Math 240 Gradient Descent and Linear Regression

In gradient descent, what is the purpose of the learning rate alpha?

It controls how quickly the model learns

What is typically used as the cost function in Linear Regression with Gradient Descent?

Mean Squared Error

What does the gradient represent in gradient descent?

Rate of change of the cost with respect to the parameters

Why do we normalize data before applying gradient descent?

To improve convergence speed

If the Gradient Descent method does not converge, what could be the problem?

1. The learning rate is too high, causing oscillations or divergence

2. The learning rate is too low, the algorithm is getting stuck at a local minimum

3. Unscaled data leading to slow convergence

4. A complex non-convex surface containing local minima or saddle points where optimizer gets stuck

Consider the function F(x, y) = (𝑥−1)^2 + (𝑦−1)^2 with initial guess (3,3). Compute the first step of the gradient descent method using the best possible with an alpha that works.

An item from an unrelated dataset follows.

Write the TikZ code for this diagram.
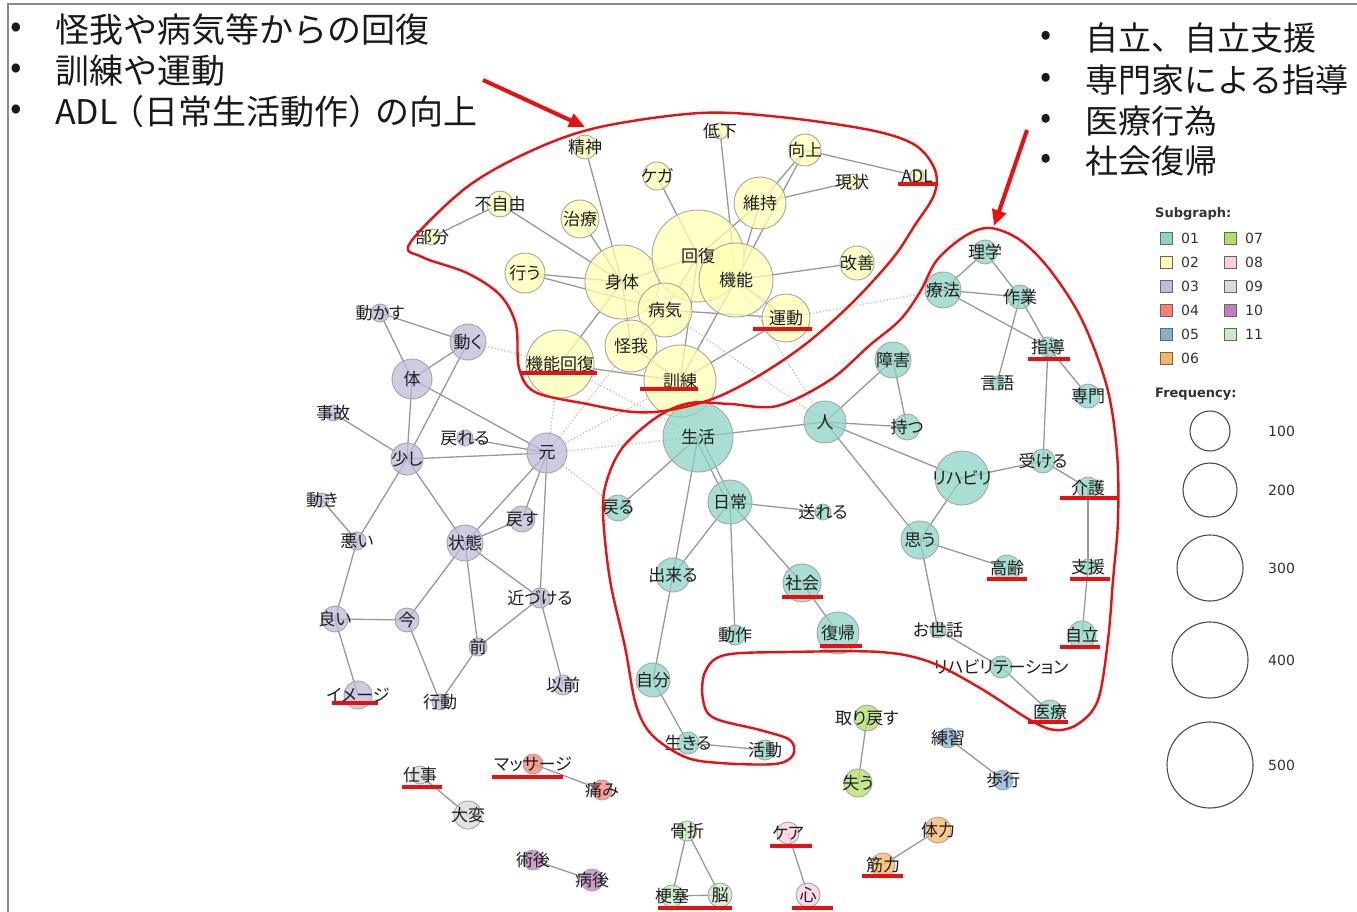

Gradient F = [(2(x-1)), (2(y-1))]
[(2(3-1)), (2(3-1))] = [4, 4]

x1 = x0 - a (gradient) → 3 - 4a

y1 = y0 - a (gradient) → 3 - 4a

F(a) = ((3 - 4a)-1)² + ((3-4a)-1)²
= (2-4a)² + (2-4a)²

2(2-4a)²

F’(a) = 4(2-4a)) - 4 = -16(2-4a)
-16(2-4a) = 0
-32 + 64a = 0
64a = 32
a = 0.5

x1 = 3-4(0.5) = 1

y1 = 3-4(0.5) = 1

1st step = (1,1)

Write the formula for exact line search for x and y

x1 = x0 - a (gradient x)

y1 = y0 - a (gradient y)

What are the 3 ways to find a regression line?

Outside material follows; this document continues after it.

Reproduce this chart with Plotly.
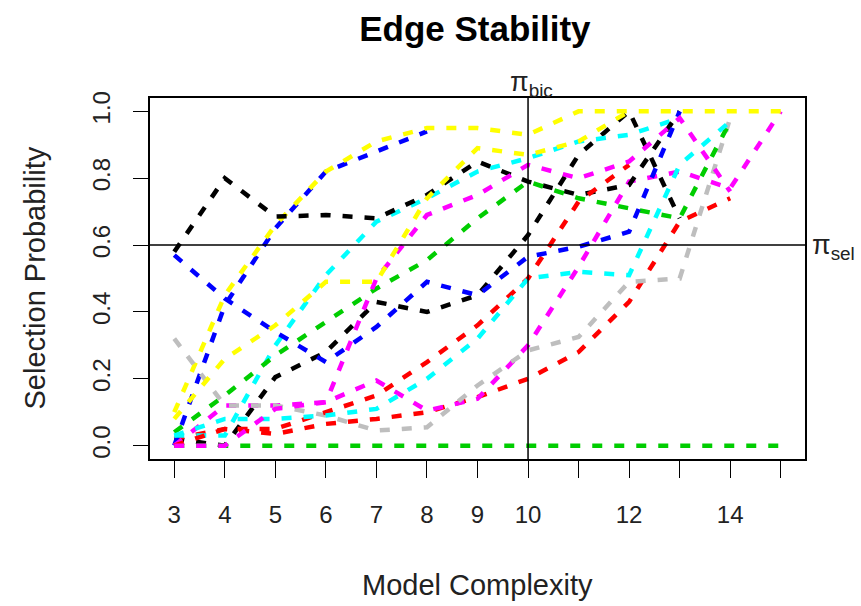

1. Analytical Method: Solving mathematically using matrices

2. Optimization method: Iteratively updating slope (m) and intercept (b) to minimize MSE

3. Library/Built in method: Using tools like np.polyfit or scipy.stats.linregress

You are tasked with completing the LinearRegression class from your project. Assuming the fit method has already calculated self.m (slope) and self.b (intercept), write the Python code for the predict and mse (Mean Squared Error) methods.

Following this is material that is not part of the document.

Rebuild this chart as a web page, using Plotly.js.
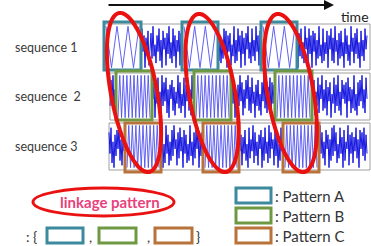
<!DOCTYPE html>
<html><head><meta charset="utf-8">
<script src="https://cdn.plot.ly/plotly-3.0.1.min.js"></script>
<style>html,body{margin:0;padding:0;background:#fff;overflow:hidden}#chart{width:371px;height:246px}</style>
</head><body><div id="chart"></div>
<script>
// ---- data ----
const sequenceLabels = ['sequence 1', 'sequence  2', 'sequence 3'];
const patternLabels = [': Pattern A', ': Pattern B', ': Pattern C'];
const linkageLabel = 'linkage pattern';
const timeLabel = 'time';

const seq1Noise = [3,-6,8,-2,5,-9,4,-3,7,-8,2,6,-5,9,-4,1,-7,5,-2,8,
-6,3,-9,7,-1,4,-8,6,-3,9,-5,2,-7,8,-4,5,-9,3,-2,7,
-8,6,-1,9,-6,4,-7,2,-5,8,-3,7,-9,5,-2,6,-8,1,-4,9,
-7,3,-6,8,-2,5,-9,7,-3,4,-8,6,-1,9,-5,2,-7,8,-4,3,
-6,9,-2,5,-8,7,-3,1,-9,6,-4,8,-5,2,-7,9,-1,4,-6,8,
-3,5,-9,7,-2,6,-8,3,-5,9,-4,1,-7,8,-6,2,-3,7,-9,5,
-1,8,-6,4,-7,9,-2,3,-8,6,-5,7,-4,2,-9,8,-3,5,-6,1,
-8,9,-2,4,-7,6,-3,8,-5,2,-9,7,-4,3,-6,8,-1,5];
const seq2Noise = [-4,7,-2,9,-6,3,-8,5,-1,6,-9,4,-3,8,-5,2,-7,9,-4,6,
-2,8,-7,3,-9,5,-1,7,-6,4,-8,2,-3,9,-5,6,-7,1,-4,8,
-9,5,-2,7,-6,3,-8,9,-1,4,-5,8,-3,6,-9,2,-7,5,-4,9,
-2,6,-8,3,-5,7,-1,9,-6,4,-7,8,-3,2,-9,5,-4,7,-6,1,
-8,6,-2,9,-5,3,-7,4,-1,8,-9,6,-3,5,-6,9,-2,7,-8,2,
-4,8,-7,5,-1,9,-6,3,-5,7,-8,4,-2,6,-9,1,-3,8,-7,5,
-4,9,-6,2,-8,7,-1,5,-3,6,-9,8,-2,4,-7,3,-5,9,-6,1,
-8,6,-4,7,-2,9,-5,3,-7,8,-1];
const seq3Noise = [6,-3,8,-7,2,-9,5,-4,7,-1,9,-6,3,-8,4,-2,8,-5,6,-9,
1,-7,9,-3,5,-8,2,-6,7,-4,9,-1,3,-8,6,-5,8,-2,4,-9,
7,-3,5,-7,1,-6,9,-4,2,-8,6,-5,7,-1,8,-9,3,-4,6,-7,
9,-2,5,-8,4,-3,7,-6,1,-9,8,-5,3,-2,9,-7,6,-4,2,-8,
5,-1,7,-9,4,-6,8,-3,2,-7,9,-5,6,-1,3,-8,7,-4,5,-9,
1,-6,8,-2,4,-7,9,-3,6,-5,2,-8,7,-1,5,-9,3,-6,8,-4,
9,-2,6,-7,1,-5,8,-3,4,-9,7,-6,2,-1,9,-8,5,-3,6,-7,
4,-2,8,-5,3,-9,7,-1,6,-4,8,-6,5,-3];
const patternA = [9,-9,9,-9,9,-9,9];
const patternB = [-9,9,-9,9,-9,9,-9,9,-9,9,-9,9,-9,9,-9,9,-9,9,-9];
const patternC = [-9,9,-9,9,-9,9,-9,9,-9,9,-9,9,-9,9,-9,9,-9,9,-9];

// ---- layout geometry (pixels) ----
const W = 371, H = 246;
const teal = '#3d8a9e', green = '#6e9842', orange = '#b8733b', red = '#ea1111';
const rows = [
  {top:24, bottom:70, left:104, noise:seq1Noise, pat:patternA, color:teal,
   win:[[104,141],[182,218],[261,297]], box:[22,70]},
  {top:73, bottom:120, left:110, noise:seq2Noise, pat:patternB, color:green,
   win:[[116,152],[194,231],[275,312]], box:[71,120]},
  {top:123, bottom:170, left:109, noise:seq3Noise, pat:patternC, color:orange,
   win:[[125,161],[203,239],[283,319]], box:[123,172]}
];

const traces = [];
const shapes = [];
const annotations = [];
const layout = {
  width: W, height: H, margin:{l:0,r:0,t:0,b:0},
  paper_bgcolor:'#fff', plot_bgcolor:'rgba(0,0,0,0)', showlegend:false,
  xaxis:{range:[0,W], visible:false, fixedrange:true},
  yaxis:{range:[H,0], domain:[0,1], visible:false, fixedrange:true}
};

rows.forEach((r, k) => {
  const ax = 'y' + (k + 2);
  layout['yaxis' + (k + 2)] = {domain:[1 - r.bottom / H, 1 - r.top / H], range:[-10, 10], visible:false, fixedrange:true};
  const nx = [], ny = [];
  let idx = 0;
  for (let x = r.left; x <= W; x += 1) {
    const inside = r.win.some(w => x > w[0] && x < w[1]);
    nx.push(x);
    if (inside || idx >= r.noise.length) ny.push(null);
    else ny.push(r.noise[idx++]);
  }
  traces.push({x:nx, y:ny, yaxis:ax, mode:'lines', line:{color:'#1616e0', width:1}, connectgaps:false, hoverinfo:'skip'});
  r.win.forEach(w => {
    const pad = 2, n = r.pat.length;
    const px = r.pat.map((_, i) => w[0] + pad + i * (w[1] - w[0] - 2 * pad) / (n - 1));
    traces.push({x:px, y:r.pat, yaxis:ax, mode:'lines', line:{color:'#5050f0', width:0.9}, hoverinfo:'skip'});
    shapes.push({type:'rect', xref:'x', yref:'y', x0:w[0], x1:w[1], y0:r.box[0], y1:r.box[1],
      line:{color:r.color, width:3}, layer:'above'});
  });
  shapes.push({type:'rect', xref:'x', yref:'y', x0:r.left, x1:W - 1, y0:r.top, y1:r.bottom,
    line:{color:'#a0a0a0', width:1}, layer:'below'});
  annotations.push({x:13, y:(r.top + r.bottom) / 2, xref:'x', yref:'y', text:sequenceLabels[k],
    showarrow:false, xanchor:'left', yanchor:'middle', font:{family:'Lato, Open Sans, sans-serif', size:12.5, color:'#3a3a3a'}});
});

function ellipsePath(top, bottom, b) {
  const cx = (top[0] + bottom[0]) / 2, cy = (top[1] + bottom[1]) / 2;
  const dx = bottom[0] - top[0], dy = bottom[1] - top[1];
  const a = Math.hypot(dx, dy) / 2;
  const ux = dx / (2 * a), uy = dy / (2 * a);
  const vx = uy, vy = -ux;
  let p = '';
  for (let i = 0; i <= 72; i++) {
    const t = i / 72 * 2 * Math.PI;
    const x = cx + a * Math.cos(t) * ux + b * Math.sin(t) * vx;
    const y = cy + a * Math.cos(t) * uy + b * Math.sin(t) * vy;
    p += (i ? 'L' : 'M') + x.toFixed(2) + ',' + y.toFixed(2);
  }
  return p + 'Z';
}
[[[119,13],[149,172]], [[198,14],[226,172]], [[277,14],[304,172]]].forEach(e => {
  shapes.push({type:'path', xref:'x', yref:'y', path:ellipsePath(e[0], e[1], 23),
    line:{color:red, width:4}, layer:'above'});
});

annotations.push({x:334, y:5, ax:107, ay:5, xref:'x', yref:'y', axref:'x', ayref:'y', text:'',
  showarrow:true, arrowhead:2, arrowsize:1, arrowwidth:2, arrowcolor:'#111'});
annotations.push({x:339, y:16, xref:'x', yref:'y', text:timeLabel, showarrow:false, xanchor:'left', yanchor:'middle',
  font:{family:'Lato, Open Sans, sans-serif', size:14, color:'#222'}});

shapes.push({type:'circle', xref:'x', yref:'y', x0:33, x1:174, y0:188, y1:216, line:{color:red, width:3}});
annotations.push({x:110, y:202, xref:'x', yref:'y', text:'<b>' + linkageLabel + '</b>', showarrow:false,
  font:{family:'Lato, Open Sans, sans-serif', size:15, color:'#e8417c'}});
const colors = [teal, green, orange];
const bx = [[47,83],[99,136],[155,192]];
bx.forEach((b, i) => shapes.push({type:'rect', xref:'x', yref:'y', x0:b[0], x1:b[1], y0:228, y1:243, line:{color:colors[i], width:3}}));
const sym = [[24, ': {'], [87, ','], [145, ','], [194, '}']];
sym.forEach(s => annotations.push({x:s[0], y:236, xref:'x', yref:'y', text:s[1], showarrow:false, xanchor:'left', yanchor:'middle',
  font:{family:'Lato, Open Sans, sans-serif', size:14, color:'#333'}}));

[[188,203],[208,223],[228,243]].forEach((y, i) => {
  shapes.push({type:'rect', xref:'x', yref:'y', x0:236, x1:271, y0:y[0], y1:y[1], line:{color:colors[i], width:3}});
  annotations.push({x:273, y:(y[0] + y[1]) / 2, xref:'x', yref:'y', text:patternLabels[i], showarrow:false,
    xanchor:'left', yanchor:'middle', font:{family:'Lato, Open Sans, sans-serif', size:15, color:'#333'}});
});

layout.shapes = shapes;
layout.annotations = annotations;
Plotly.newPlot('chart', traces, layout, {staticPlot:true, displayModeBar:false});
</script></body></html>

def predict(self, X: np.array) -> np.array:
      y_pred = self.m * X + self.b
      return y_pred

def mse(self, y_true: np.array, y_pred: np.array) -> float:
      return np.mean((y_true-y_pred)**2)

Below is an incomplete Gradient Descent function. Fill in the missing code to accomplish two things:

1. Implement the step update.

2. Add a momentum mechanic where the learning rate alpha is cut in half (alpha / 2) if the absolute value of the current function F(x) is exactly greater than 100.

def GradientDescentMod(DF, F, x0, maxit=100, alpha=0.1):
    x = np.copy(x0)
    for i in range(maxit):
        # 1. Fill in the update rule for x
        x = ______________________________
        
        # 2. Modify alpha if F(x) > 100
        if ______________________________:
            alpha = ___________________
            
    return x

x = x - alpha * DF(x)

if abs(F(x)) > 100:
      alpha = alpha/2

What is Stochastic Gradient Descent?

Instead of looking at the whole dataset, SGD picks a single data point at each iteration, calculates the gradient for just that point, and takes a step.

How does gradient descent know when to stop taking steps?

It stops taking steps when step size is very close to 0.